### WORK TO COMPLETE:
Return exactly, and only, the lines from the one holding "What TikZ code" through the one holding "(user) at (308,289)", both included; the pictures stay out.

(Extracted records)
BEGIN

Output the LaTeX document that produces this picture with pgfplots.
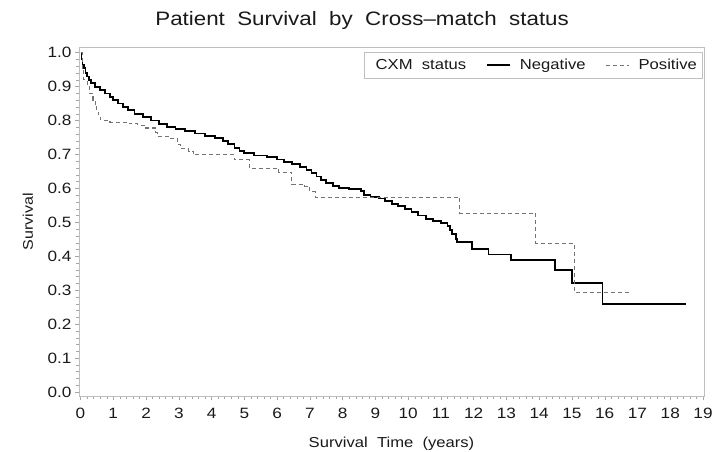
\documentclass[border=0pt]{standalone}
\usepackage{fontspec}
\setmainfont{Liberation Sans}[FakeStretch=1.15]
\usepackage{pgfplots}
\pgfplotsset{compat=1.18}
\begin{document}
\begin{tikzpicture}
\begin{axis}[
  at={(0,0)}, anchor=south west,
  scale only axis, width=625bp, height=349bp,
  xmin=-0.046, xmax=19.03, ymin=-0.0118, ymax=1.0168,
  xtick={0,1,...,19},
  ytick={0,0.1,0.2,0.3,0.4,0.5,0.6,0.7,0.8,0.9,1.0},
  minor x tick num=4, minor y tick num=4,
  tick align=outside, tick pos=left,
  major tick length=4bp, minor tick length=2.5bp,
  axis line style={black!25},
  every tick/.style={black!35},
  /pgf/number format/assume math mode=true,
  tick label style={font=\fontsize{15}{17}\selectfont, text=black!90},
  yticklabel style={/pgf/number format/.cd, fixed, fixed zerofill, precision=1},
  xticklabel style={yshift=-5bp, /pgf/number format/.cd, fixed, precision=0},
  title={Patient\ \ Survival\ \ by\ \ Cross–match\ \ status},
  title style={at={(axis description cs:0.453,1)}, anchor=base, yshift=16bp, font=\fontsize{19.5}{22}\selectfont, text=black!90},
  xlabel={Survival\ \ Time\ \ (years)},
  xlabel style={at={(axis description cs:0.5,0)}, anchor=center, yshift=-48bp, font=\fontsize{14.5}{16}\selectfont, text=black!90},
  ylabel={Survival},
  ylabel style={at={(axis description cs:-0.0816,0.5)}, anchor=center, font=\fontsize{14}{16}\selectfont, text=black!90},
  legend columns=-1,
  legend style={at={(axis description cs:1,1)}, anchor=north east, xshift=-2bp, yshift=-5bp,
    draw=black!25, font=\fontsize{14.5}{16}\selectfont, text=black!90,
    inner xsep=3bp, inner ysep=5bp,
    /tikz/every odd column/.append style={column sep=7bp},
    /tikz/every even column/.append style={column sep=18bp}},
  legend image code/.code={\draw[#1] (0bp,0bp) -- (23bp,0bp);},
]
\addlegendimage{empty legend}
\addlegendentry{CXM\ \ status}
\addplot[const plot, black, line width=1.8bp] coordinates {
(0,1.0) (0.03,0.98) (0.06,0.965) (0.1,0.955) (0.15,0.94) (0.2,0.93) (0.26,0.92)
(0.33,0.91) (0.45,0.90) (0.6,0.89) (0.75,0.88) (0.9,0.87) (1.0,0.86) (1.15,0.85)
(1.3,0.84) (1.45,0.83) (1.65,0.82) (1.9,0.81) (2.15,0.80) (2.4,0.79) (2.65,0.78)
(2.9,0.775) (3.2,0.77) (3.5,0.762) (3.8,0.755) (4.1,0.748) (4.35,0.74) (4.5,0.73)
(4.7,0.72) (4.85,0.71) (5.0,0.704) (5.3,0.697) (5.7,0.692) (6.0,0.685) (6.2,0.678)
(6.45,0.672) (6.7,0.664) (6.9,0.655) (7.05,0.645) (7.2,0.635) (7.35,0.625) (7.5,0.615)
(7.7,0.607) (7.9,0.602) (8.2,0.598) (8.55,0.592) (8.65,0.58) (8.85,0.575) (9.1,0.57)
(9.3,0.562) (9.5,0.555) (9.7,0.548) (9.9,0.54) (10.1,0.53) (10.3,0.52) (10.55,0.51)
(10.75,0.505) (11.0,0.498) (11.2,0.49) (11.28,0.478) (11.35,0.465) (11.45,0.45)
(11.5,0.443) (11.94,0.421) (12.45,0.405) (13.15,0.39) (14.47,0.36) (15.0,0.322)
(15.93,0.26) (18.48,0.26)
};
\addlegendentry{Negative}
\addplot[const plot, black!55, line width=1.1bp, dash pattern=on 4bp off 3bp] coordinates {
(0,1.0) (0.05,0.95) (0.1,0.92) (0.2,0.9) (0.28,0.88) (0.38,0.86) (0.45,0.84)
(0.5,0.825) (0.56,0.81) (0.62,0.80) (0.9,0.795) (1.5,0.79) (1.75,0.785) (2.0,0.778)
(2.3,0.765) (2.35,0.753) (2.7,0.748) (2.95,0.73) (3.05,0.718) (3.3,0.71) (3.45,0.699)
(4.7,0.684) (5.15,0.66) (6.05,0.647) (6.45,0.611) (6.85,0.606) (7.0,0.59) (7.16,0.573)
(11.58,0.527) (13.9,0.438) (15.07,0.293) (16.82,0.293)
};
\addlegendentry{Positive}
\end{axis}
\pgfresetboundingbox
\path[use as bounding box] (-79bp,-56bp) rectangle (635bp,396bp);
\end{tikzpicture}
\end{document}
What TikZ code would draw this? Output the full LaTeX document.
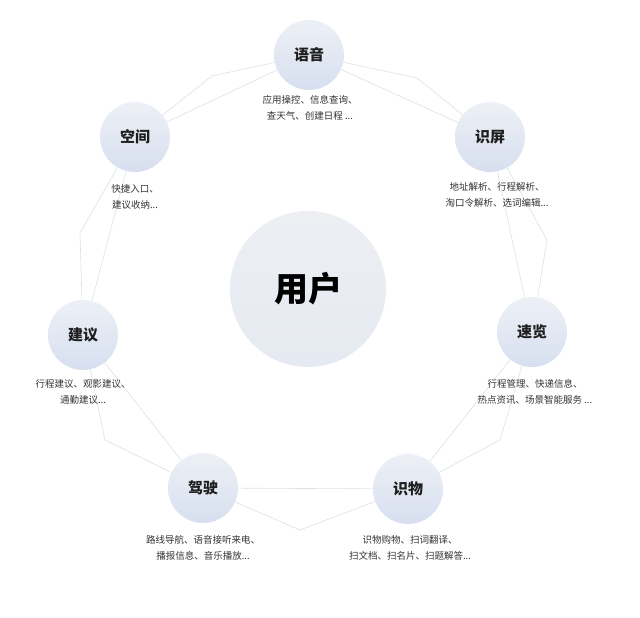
\documentclass[tikz,border=0pt]{standalone}
\usepackage{fontspec}
\setmainfont{Noto Sans CJK SC}
\usetikzlibrary{positioning}
\definecolor{bubbletop}{HTML}{EDF0F6}
\definecolor{bubblebot}{HTML}{D7DFEF}
\definecolor{hubtop}{HTML}{EDEFF3}
\definecolor{hubbot}{HTML}{E5E9F1}
\definecolor{webline}{HTML}{DDDFE3}
\definecolor{inktext}{HTML}{1E1E1E}
\definecolor{desctext}{HTML}{333333}
\begin{document}
\begin{tikzpicture}[x=1pt, y=-1pt,
    bubble/.style={circle, minimum size=70pt, inner sep=0pt, top color=bubbletop,
        bottom color=bubblebot, draw=none, text=inktext, font=\fontsize{15}{15}\selectfont\bfseries},
    hub/.style={circle, minimum size=156pt, inner sep=0pt, top color=hubtop,
        bottom color=hubbot, draw=none, text=black, font=\fontsize{34}{34}\selectfont\bfseries},
    desc/.style={align=center, text=desctext, font=\fontsize{9.5}{16.5}\selectfont},
    web/.style={draw=webline, line width=0.6pt}]
\useasboundingbox (0,0) rectangle (640,618);

% centre
\node[hub] (user) at (308,289) {用户};

% outer ring
\node[bubble] (yuyin)    at (309,55)  {语音};
\node[bubble] (kongjian) at (135,137) {空间};
\node[bubble] (shiping)  at (490,137) {识屏};
\node[bubble] (jianyi)   at (83,335)  {建议};
\node[bubble] (sulan)    at (532,332) {速览};
\node[bubble] (jiashi)   at (203,488) {驾驶};
\node[bubble] (shiwu)    at (408,489) {识物};

% kinks of the web
\coordinate (k1) at (212,76);
\coordinate (k2) at (417,78);
\coordinate (k3) at (547,240);
\coordinate (k4) at (500,440);
\coordinate (k5) at (300,530);
\coordinate (k6) at (105,440);
\coordinate (k7) at (80,233);

% web
\draw[web] (yuyin) -- (shiping);
\draw[web] (yuyin) -- (k2) -- (shiping);
\draw[web] (shiping) -- (sulan);
\draw[web] (shiping) -- (k3) -- (sulan);
\draw[web] (sulan) -- (shiwu);
\draw[web] (sulan) -- (k4) -- (shiwu);
\draw[web] (shiwu) -- (jiashi);
\draw[web] (shiwu) -- (k5) -- (jiashi);
\draw[web] (jiashi) -- (jianyi);
\draw[web] (jiashi) -- (k6) -- (jianyi);
\draw[web] (jianyi) -- (kongjian);
\draw[web] (jianyi) -- (k7) -- (kongjian);
\draw[web] (kongjian) -- (yuyin);
\draw[web] (kongjian) -- (k1) -- (yuyin);

% descriptions
\node[desc] (yuyin-d)    at (310,108) {应用操控、信息查询、\\查天气、创建日程 ...};
\node[desc] (kongjian-d) at (135,197) {快捷入口、\\建议收纳...};
\node[desc] (shiping-d)  at (497,195) {地址解析、行程解析、\\淘口令解析、选词编辑...};
\node[desc] (jianyi-d)   at (83,392)  {行程建议、观影建议、\\通勤建议...};
\node[desc] (sulan-d)    at (535,392) {行程管理、快递信息、\\热点资讯、场景智能服务 ...};
\node[desc] (jiashi-d)   at (203,548) {路线导航、语音接听来电、\\播报信息、音乐播放...};
\node[desc] (shiwu-d)    at (410,548) {识物购物、扫词翻译、\\扫文档、扫名片、扫题解答...};
\end{tikzpicture}
\end{document}
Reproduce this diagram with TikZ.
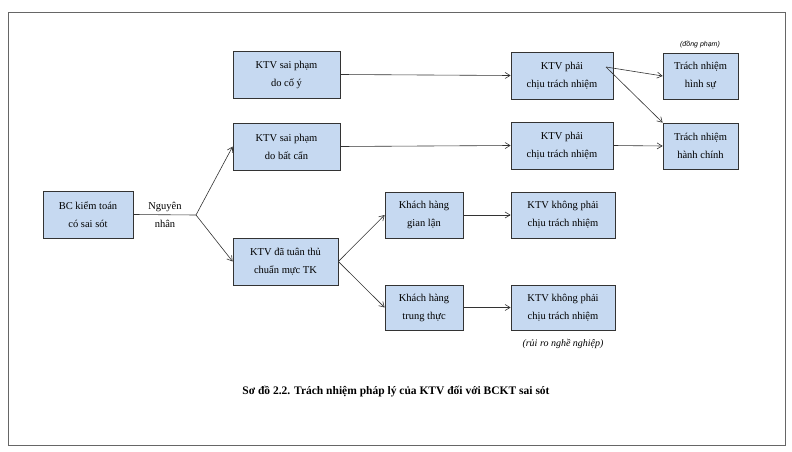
\documentclass[tikz,border=0pt]{standalone}
\usepackage{fontspec}
\setmainfont{Liberation Serif}
\newfontfamily\sansf{Liberation Sans}
\usetikzlibrary{arrows.meta}
\definecolor{boxfill}{RGB}{198,217,241}
\begin{document}
\begin{tikzpicture}[x=1pt,y=-1pt,
  bx/.style={draw=black!80,fill=boxfill,line width=0.7pt,align=center,font=\fontsize{10.5}{18}\selectfont,inner sep=0pt},
  ar/.style={-{Straight Barb[length=5pt,width=6pt]},line width=0.6pt,black!80}]
\useasboundingbox (0,0) rectangle (792,452);
\draw[black!60,line width=0.6pt] (8,12) rectangle (785,445);
\newcommand\mybox[5]{\node[bx,minimum width=#3-#1,minimum height=#4-#2] (#5) at ({(#1+#3)/2},{(#2+#4)/2})}
\mybox{43}{191}{133}{238}{bc} {BC kiểm toán\\có sai sót};
\mybox{233}{51}{340}{98}{coy} {KTV sai phạm\\do cố ý};
\mybox{233}{123}{340}{170}{batcan} {KTV sai phạm\\do bất cẩn};
\mybox{233}{238}{338}{285}{tuanthu} {KTV đã tuân thủ\\chuẩn mực TK};
\mybox{385}{192}{463}{238}{gianlan} {Khách hàng\\gian lận};
\mybox{385}{285}{463}{330}{trungthuc} {Khách hàng\\trung thực};
\mybox{511}{52}{613}{99}{phai1} {KTV phải\\chịu trách nhiệm};
\mybox{511}{122}{613}{169}{phai2} {KTV phải\\chịu trách nhiệm};
\mybox{511}{192}{615}{238}{khong1} {KTV không phải\\chịu trách nhiệm};
\mybox{511}{285}{615}{330}{khong2} {KTV không phải\\chịu trách nhiệm};
\mybox{663}{53}{738}{99}{hinhsu} {Trách nhiệm\\hình sự};
\mybox{663}{123}{738}{169}{hanhchinh} {Trách nhiệm\\hành chính};
\coordinate (j) at (196,215);
\node[font=\fontsize{10.5}{18}\selectfont,align=center] (ng) at (165,215) {Nguyên\\nhân};
\draw[line width=0.6pt,black!80] (bc.east) -- (j);
\draw[ar] (j) -- (batcan.west);
\draw[ar] (j) -- (tuanthu.west);
\draw[ar] (coy.east) -- (phai1.west);
\draw[ar] (batcan.east) -- (phai2.west);
\draw[ar] (tuanthu.east) -- (gianlan.west);
\draw[ar] (tuanthu.east) -- (trungthuc.west);
\draw[ar] (gianlan.east) -- (khong1.west);
\draw[ar] (trungthuc.east) -- (khong2.west);
\coordinate (p1) at (606,67);
\draw[ar] (p1) -- (hinhsu.west);
\draw[ar] (p1) -- (hanhchinh.north west);
\draw[ar] (phai2.east) -- (hanhchinh.west);
\node[font=\sansf\itshape\fontsize{7}{8}\selectfont] (dp) at (700,45) {(đồng phạm)};
\node[font=\itshape\fontsize{10}{11}\selectfont] (rr) at (563,344) {(rủi ro nghề nghiệp)};
\node[font=\bfseries\fontsize{11.5}{13}\selectfont] (cap) at (396,392) {Sơ đồ 2.2. Trách nhiệm pháp lý của KTV đối với BCKT sai sót};
\end{tikzpicture}
\end{document}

END

### OUTPUT OF THE EXERCISE:
What TikZ code would draw this? Output the full LaTeX document.
\documentclass[tikz,border=0pt]{standalone}
\usepackage{fontspec}
\setmainfont{Noto Sans CJK SC}
\usetikzlibrary{positioning}
\definecolor{bubbletop}{HTML}{EDF0F6}
\definecolor{bubblebot}{HTML}{D7DFEF}
\definecolor{hubtop}{HTML}{EDEFF3}
\definecolor{hubbot}{HTML}{E5E9F1}
\definecolor{webline}{HTML}{DDDFE3}
\definecolor{inktext}{HTML}{1E1E1E}
\definecolor{desctext}{HTML}{333333}
\begin{document}
\begin{tikzpicture}[x=1pt, y=-1pt,
    bubble/.style={circle, minimum size=70pt, inner sep=0pt, top color=bubbletop,
        bottom color=bubblebot, draw=none, text=inktext, font=\fontsize{15}{15}\selectfont\bfseries},
    hub/.style={circle, minimum size=156pt, inner sep=0pt, top color=hubtop,
        bottom color=hubbot, draw=none, text=black, font=\fontsize{34}{34}\selectfont\bfseries},
    desc/.style={align=center, text=desctext, font=\fontsize{9.5}{16.5}\selectfont},
    web/.style={draw=webline, line width=0.6pt}]
\useasboundingbox (0,0) rectangle (640,618);

% centre
\node[hub] (user) at (308,289) {用户};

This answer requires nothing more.